There's a second, sharper subtlety hiding at s = 1. The theorem as stated
requires s > 1, precisely so both sides converge to an actual number. At
s = 1 that requirement fails — the harmonic series and the prime product
both blow up to infinity. That's not a contradiction or a broken identity; it's the interesting case
rather than the boring one. "Both sides diverge together" is itself the content of the new proof that
primes are infinite — the identity is doing real work by failing to converge in exactly
the way it does.
In 1735, a 28-year-old Euler had already stunned Europe by solving the
Basel problem: proving that
1 + \tfrac14 + \tfrac19 + \tfrac{1}{16} + \cdots = \pi^{2}/6, a sum
mathematicians had failed to pin down for nearly a century. Once he had that number nailed to
\pi, it was a short step — for Euler, anyway — to notice the very same sum
could be rearranged as a product over primes, purely from unique factorisation. Suddenly a question
about primes was tangled up with a question about \pi and,
eventually, about the whole machinery of calculus and complex analysis.

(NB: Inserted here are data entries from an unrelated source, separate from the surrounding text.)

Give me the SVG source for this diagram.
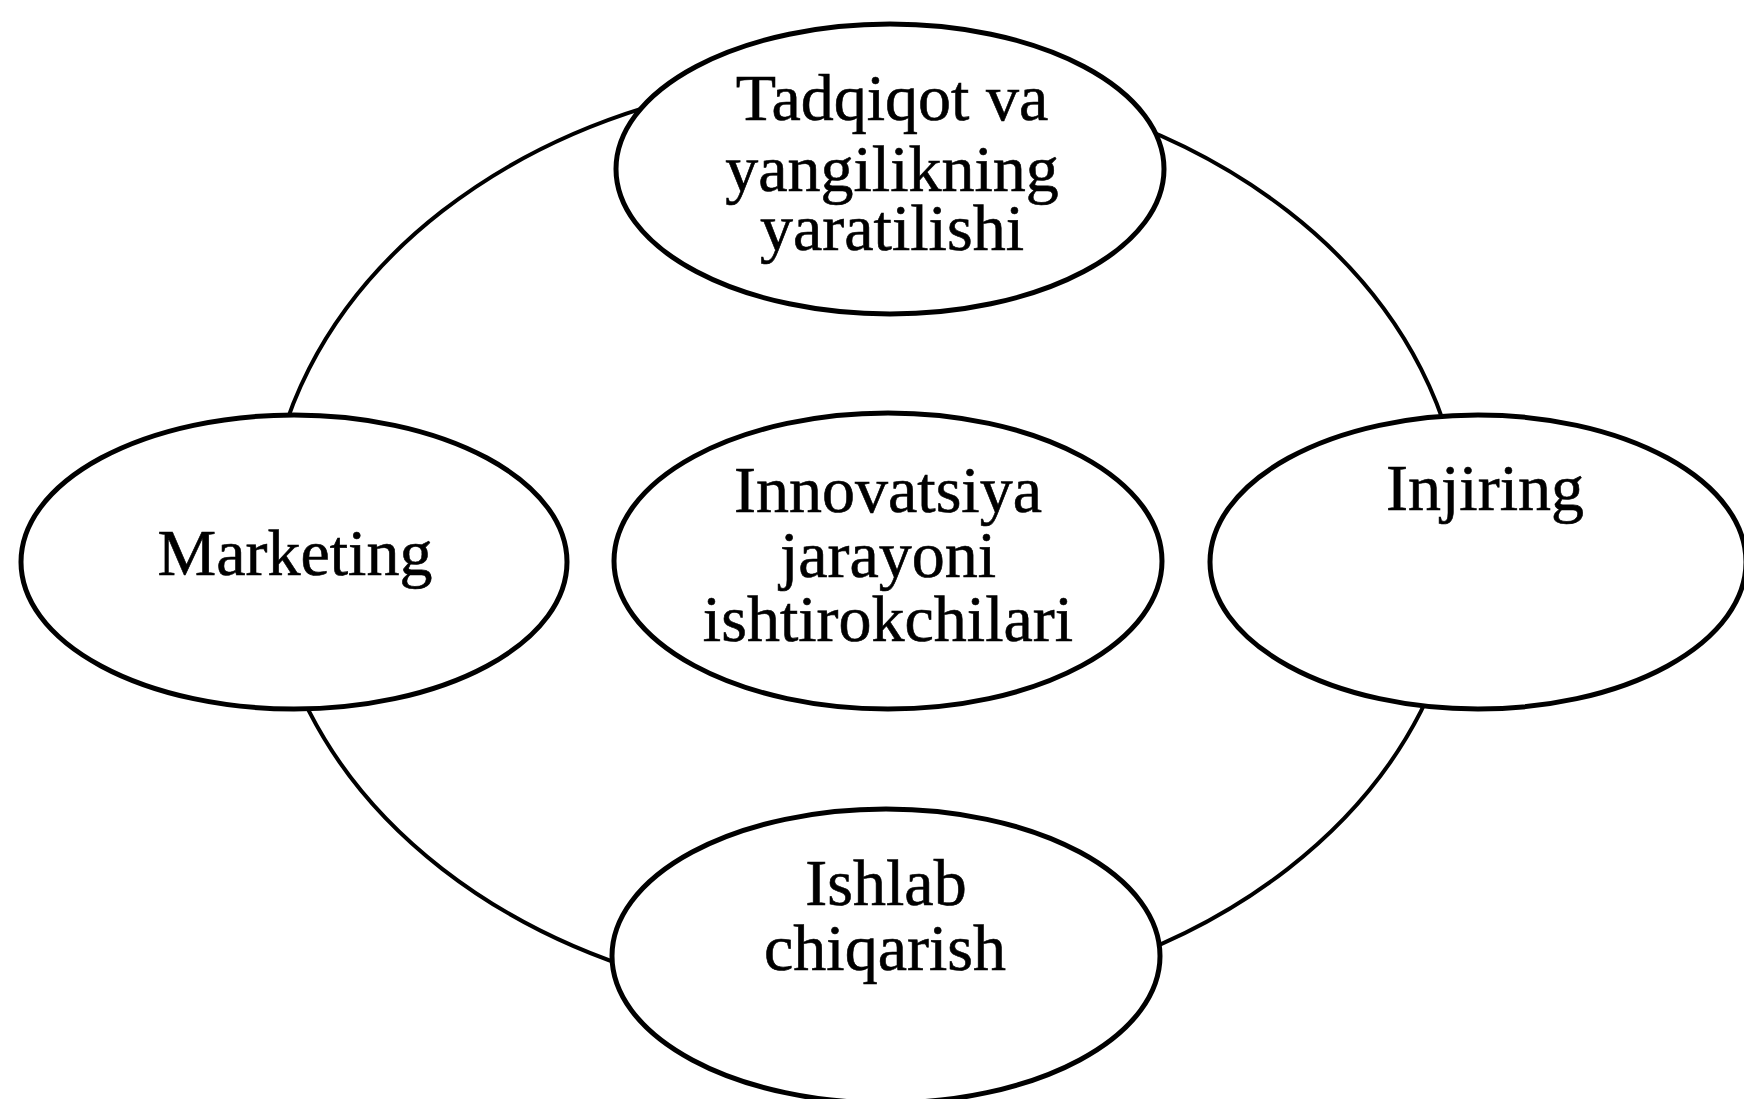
<svg xmlns="http://www.w3.org/2000/svg" width="1744" height="1099" viewBox="0 0 1744 1099">
<style>
.node{fill:#fff;stroke:#000;stroke-width:5}
.ring{fill:none;stroke:#000;stroke-width:4}
.lbl{font-family:"Liberation Serif","Times New Roman",serif;font-size:66px;fill:#000;stroke:#000;stroke-width:0.6;text-anchor:middle}
</style>
<rect width="1744" height="1099" fill="#fff"/>
<g id="connectors">
<ellipse class="ring" cx="865" cy="540" rx="598" ry="465"/>
</g>
<g id="node-tadqiqot">
<ellipse class="node" cx="890" cy="169" rx="274" ry="145"/>
<text class="lbl" x="892" y="120">Tadqiqot va</text>
<text class="lbl" x="892" y="191">yangilikning</text>
<text class="lbl" x="892" y="250">yaratilishi</text>
</g>
<g id="node-marketing">
<ellipse class="node" cx="294" cy="562" rx="273" ry="147"/>
<text class="lbl" x="295" y="575">Marketing</text>
</g>
<g id="node-center">
<ellipse class="node" cx="888" cy="561" rx="274" ry="148"/>
<text class="lbl" x="888" y="512">Innovatsiya</text>
<text class="lbl" x="888" y="577">jarayoni</text>
<text class="lbl" x="888" y="641">ishtirokchilari</text>
</g>
<g id="node-injiring">
<ellipse class="node" cx="1478" cy="562" rx="268" ry="147"/>
<text class="lbl" x="1485" y="510">Injiring</text>
</g>
<g id="node-ishlab">
<ellipse class="node" cx="886" cy="956" rx="274" ry="147"/>
<text class="lbl" x="886" y="905">Ishlab</text>
<text class="lbl" x="885" y="970">chiqarish</text>
</g>
</svg>
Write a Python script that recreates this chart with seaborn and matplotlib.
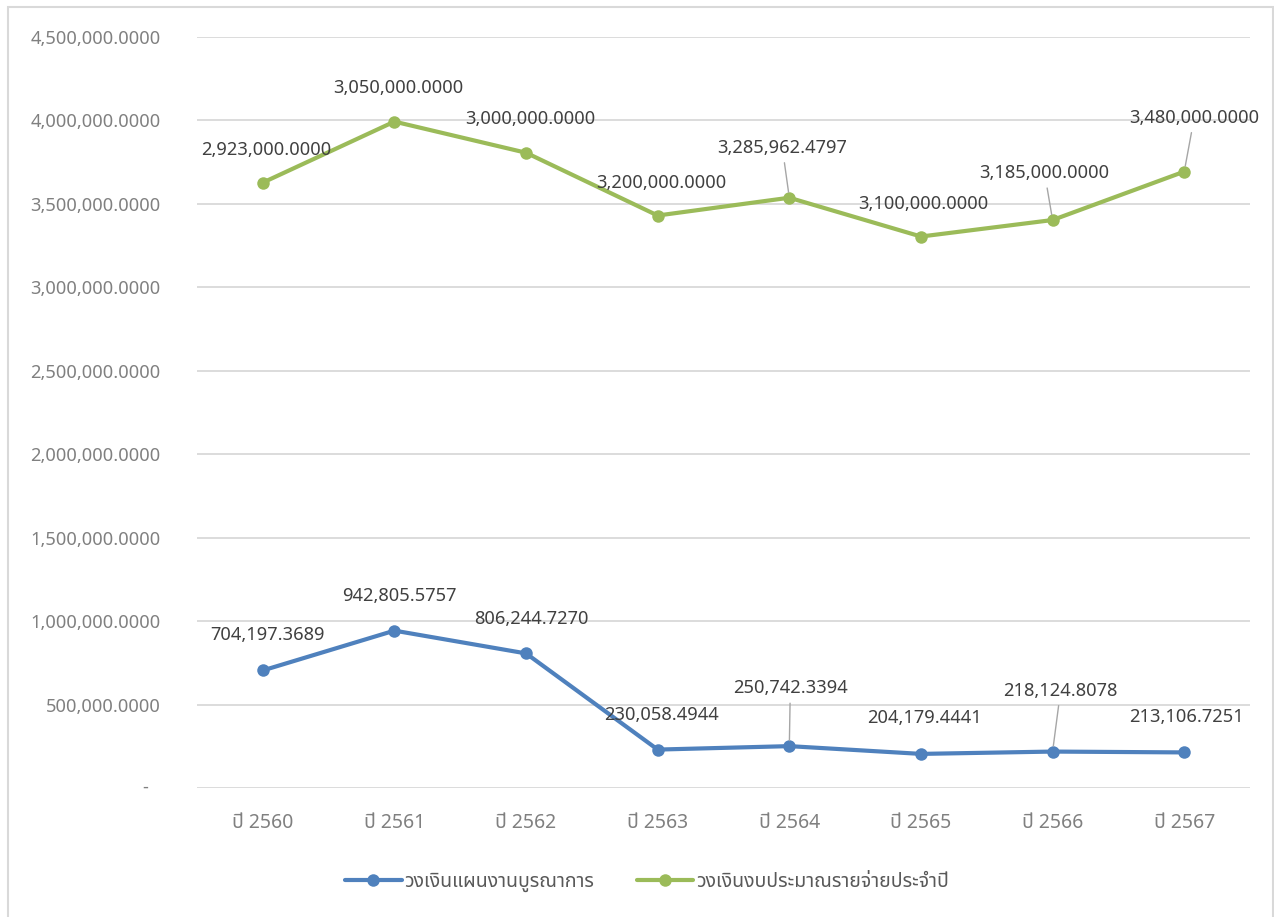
import numpy as np
import pandas as pd
import matplotlib
matplotlib.use("Agg")
import matplotlib.pyplot as plt
import seaborn as sns
from matplotlib import font_manager as fm
from matplotlib import ft2font
from matplotlib.patches import Rectangle

# ---------------- data ----------------
years = ["ปี 2560", "ปี 2561", "ปี 2562", "ปี 2563", "ปี 2564", "ปี 2565", "ปี 2566", "ปี 2567"]
series_names = ["วงเงินแผนงานบูรณาการ", "วงเงินงบประมาณรายจ่ายประจำปี"]
integrated = [704197.3689, 942805.5757, 806244.7270, 230058.4944,
              250742.3394, 204179.4441, 218124.8078, 213106.7251]
annual = [2923000.0000, 3050000.0000, 3000000.0000, 3200000.0000,
          3285962.4797, 3100000.0000, 3185000.0000, 3480000.0000]
y_ticks = [0, 500000, 1000000, 1500000, 2000000, 2500000, 3000000, 3500000, 4000000, 4500000]

# ---------------- fonts ----------------
def find_thai_family():
    prefs = ["Noto Sans Thai", "Noto Sans Thai UI", "Loma", "Garuda", "Sarabun",
             "Tlwg Typo", "Waree", "Umpush", "Kinnari", "Norasi", "Laksaman"]
    found = []
    seen = {}
    for f in fm.fontManager.ttflist:
        if f.fname in seen:
            ok = seen[f.fname]
        else:
            try:
                ok = 0x0E27 in ft2font.FT2Font(f.fname).get_charmap()
            except Exception:
                ok = False
            seen[f.fname] = ok
        if ok:
            found.append(f.name)
    for p in prefs:
        if p in found:
            return p
    return found[0] if found else "DejaVu Sans"

thai = find_thai_family()
sns.set_style("white")
FAM = ["Noto Sans", thai, "DejaVu Sans"]
plt.rcParams["font.family"] = FAM

BLUE = "#4F81BD"
GREEN = "#9BBB59"
GRID = "#D9D9D9"
TICK = "#808080"
LABEL = "#404040"
FS = 13.2

# stacked line values
stacked_annual = list(np.add(integrated, annual))
pos = list(range(len(years)))
df = pd.DataFrame({
    "pos": pos + pos,
    "value": integrated + stacked_annual,
    "series": [series_names[0]] * len(years) + [series_names[1]] * len(years),
})

fig = plt.figure(figsize=(12.74, 9.17), dpi=100)
ax = fig.add_axes([0.1546, 0.1407, 0.8266, 0.8190])

sns.lineplot(data=df, x="pos", y="value", hue="series", hue_order=series_names,
             palette=[BLUE, GREEN], marker="o", markersize=9, markeredgewidth=0,
             linewidth=3, legend=False, ax=ax, sort=False)

ax.set_xlim(-0.5, len(years) - 0.5)
ax.set_ylim(y_ticks[0], y_ticks[-1])
ax.set_xticks(pos)
ax.set_xticklabels(years)
ax.set_yticks(y_ticks)
ax.set_yticklabels(["" if v == 0 else f"{v:,.4f}" for v in y_ticks])
ax.tick_params(axis="y", length=0, pad=26, labelsize=FS, labelcolor=TICK)
ax.tick_params(axis="x", length=0, pad=18, labelsize=14, labelcolor=TICK)
for lab in ax.get_xticklabels():
    lab.set_family(FAM)
ax.set_xlabel("")
ax.set_ylabel("")
ax.grid(axis="y", color=GRID, linewidth=1.3)
ax.grid(axis="x", visible=False)
for s in ax.spines.values():
    s.set_visible(False)
ax.set_axisbelow(True)

ax.annotate("-", xy=(0, 0), xycoords=("axes fraction", "data"), xytext=(-49, 0),
            textcoords="offset pixels", ha="right", va="center", fontsize=FS, color=TICK)

# data labels (offsets in pixels, leader flags)
blue_off = [(5, 35), (5, 35), (5, 34), (4, 35), (1, 58), (4, 36), (8, 61), (2, 35)]
blue_lead = [False, False, False, False, True, False, True, False]
green_off = [(3, 33), (4, 34), (4, 34), (4, 33), (-7, 50), (2, 33), (-8, 47), (10, 54)]
green_lead = [False, False, False, False, True, False, True, True]

def put_labels(vals, plotted, offs, leads):
    for i, (v, pv) in enumerate(zip(vals, plotted)):
        kw = {}
        if leads[i]:
            kw["arrowprops"] = dict(arrowstyle="-", color="#A6A6A6", lw=1.0,
                                    shrinkA=2, shrinkB=4)
        ax.annotate(f"{v:,.4f}", xy=(pos[i], pv), xytext=offs[i],
                    textcoords="offset pixels", ha="center", va="center",
                    fontsize=FS, color=LABEL, **kw)

put_labels(integrated, integrated, blue_off, blue_lead)
put_labels(annual, stacked_annual, green_off, green_lead)

handles = ax.get_lines()[:2]
leg = fig.legend(handles, series_names, loc="center", bbox_to_anchor=(0.508, 0.038),
                 ncol=2, frameon=False, fontsize=14, handlelength=2.9,
                 columnspacing=2.2, handletextpad=0.15)
for t in leg.get_texts():
    t.set_color("#595959")
    t.set_family(FAM)

fig.patches.append(Rectangle((0.0063, -0.05), 0.9929, 0.9924 + 0.05,
                             transform=fig.transFigure, fill=False,
                             edgecolor="#D9D9D9", linewidth=1.5))

fig.savefig("out.png", dpi=100)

A century later, Riemann picked the same identity up, let s become a
complex number, and realised the zeros of the resulting function encode the exact
distribution of the primes. One innocent-looking equality — a sum equals a product — turned out to be
the doorway between two subjects that, on the surface, have nothing to do with each other. That's
the whole of analytic number theory, in miniature, starting from this one page.